Streams Designer in the Tools menu
You can now create a new streams flow directly from the Tools menu.
You associate the new streams flow with a project in the New Streams Flow window.
Support for new IBM Cloud Object Storage (IAM support)
You can now connect and stream data to your IBM Cloud Object Storage instances by using the IBM Cloud Object Storage operator.
Full integration with connections
Streams Designer is now fully integrated with connections. You select your data source by using a connection. Within your streams flow, you can reuse the connections that you defined in the project. Existing connections can be dragged onto the canvas to create pre-connected operators to service instances. You can also create a new connection that can be used in other stream flows in the project.
New DB2 operator
Db2 Warehouse on Cloud is a fully-managed, enterprise-class, cloud data warehouse service. Use the new Db2 Warehouse operator to connect to your Db2 Warehouse on Cloud instances.
Streams Flows ‘View All’
In the Assets tab of a project’s Project page, the ‘View all’ link is shown when there are more than 10 stream flows.
Click the “View all” link to see all stream flows in table or in tile view. You also get useful information about your streams flows, such as status, running time, and more.
A quick guided tour now introduces first-time users to concepts and features in Data Refinery.
- The Trim quotes operation in the Text category can remove single or double quotation marks that enclose text
- The Convert column value to missing operation in the Cleanse category can convert values in the selected column to missing values in one of two ways:
- Column values in the selected column match values in a second, specified column
- Column values in the selected column match a specified value
Data flow enhancements
- You can now save data flow output to a new connection asset by selecting a folder or schema, saving the location, and then providing a new, unique name for the target data set
- The data flow run information now includes new status icons, the number of rows read from the data source and written to the target, and the name of the user who initiated each run
Week ending November 10, 2017
New and enhanced operations
- A new Concatenate string operation in the Text category can link together any string with a column value. You can add the string to the left, right or both sides of the value.
- The Split column operation can now split a column by using a regular expression pattern. This new method joins the text, position, and default methods already in place.
- The Replace substring operation can now perform replacement based on a regular expression pattern, in addition to the already-supported text method.
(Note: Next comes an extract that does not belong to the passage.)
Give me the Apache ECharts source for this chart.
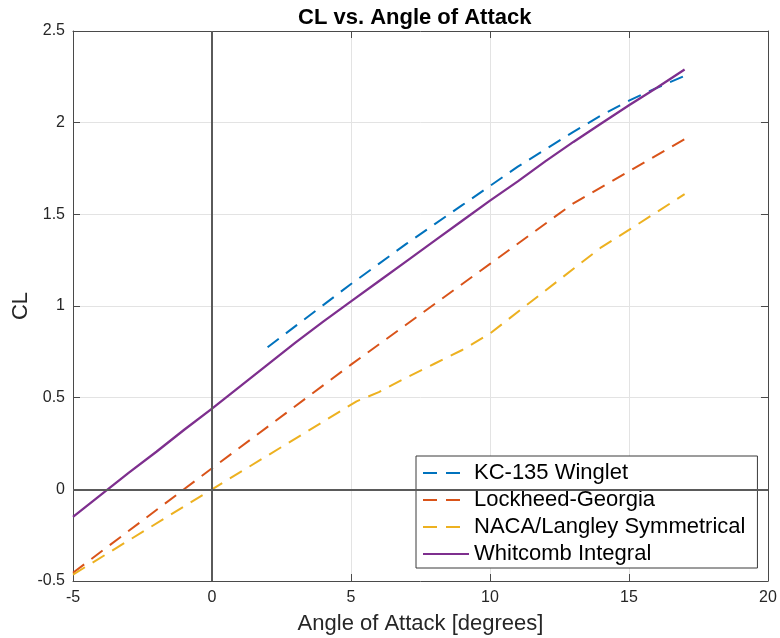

- The Filter operation now supports multiple conditions on a single filter. You can combine the different conditions with AND or OR operators.
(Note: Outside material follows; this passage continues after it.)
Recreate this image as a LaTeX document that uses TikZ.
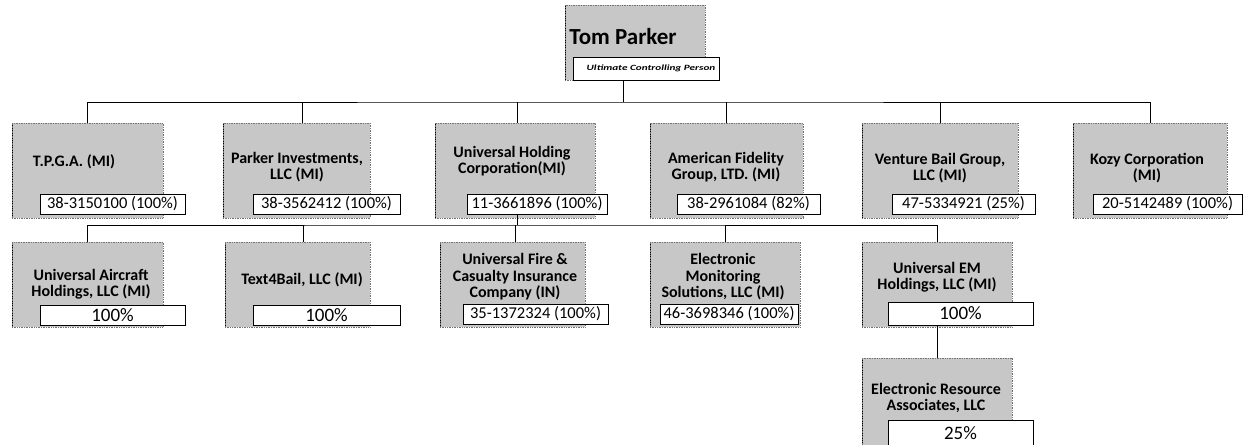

- The Replace missing values operation is now supported for string columns as well as numeric columns.
Watson Machine Learning
New and enhanced operations
- The Flow Editor has new navigation features. For an overview of the changes, you can take the tour, which is available from within the Flow Editor work area when you create a new flow.
- Machine Learning notebooks have been updated to include the most-recent API changes, such as the requirement to use the
Bearertoken for authorization calls.
Week ending November 3, 2017
New Watson services in open beta
The new Watson services Watson Knowledge Catalog and Data Refinery are now in open beta. If you have a Watson Studio account, you can try them out for free by clicking your avatar and then Add other services. Or you can sign up for any of the services.
New type of project
The new type of project, called an Watson project, has these new features:
- The project uses IBM Cloud Object Storage.
- You can use the new Watson services with the project.
- You create and edit connections within the project.
To create an Watson project, choose IBM Cloud Object Storage when you create the project. You can continue to create legacy-style projects that use Object Storage OpenStack Swift.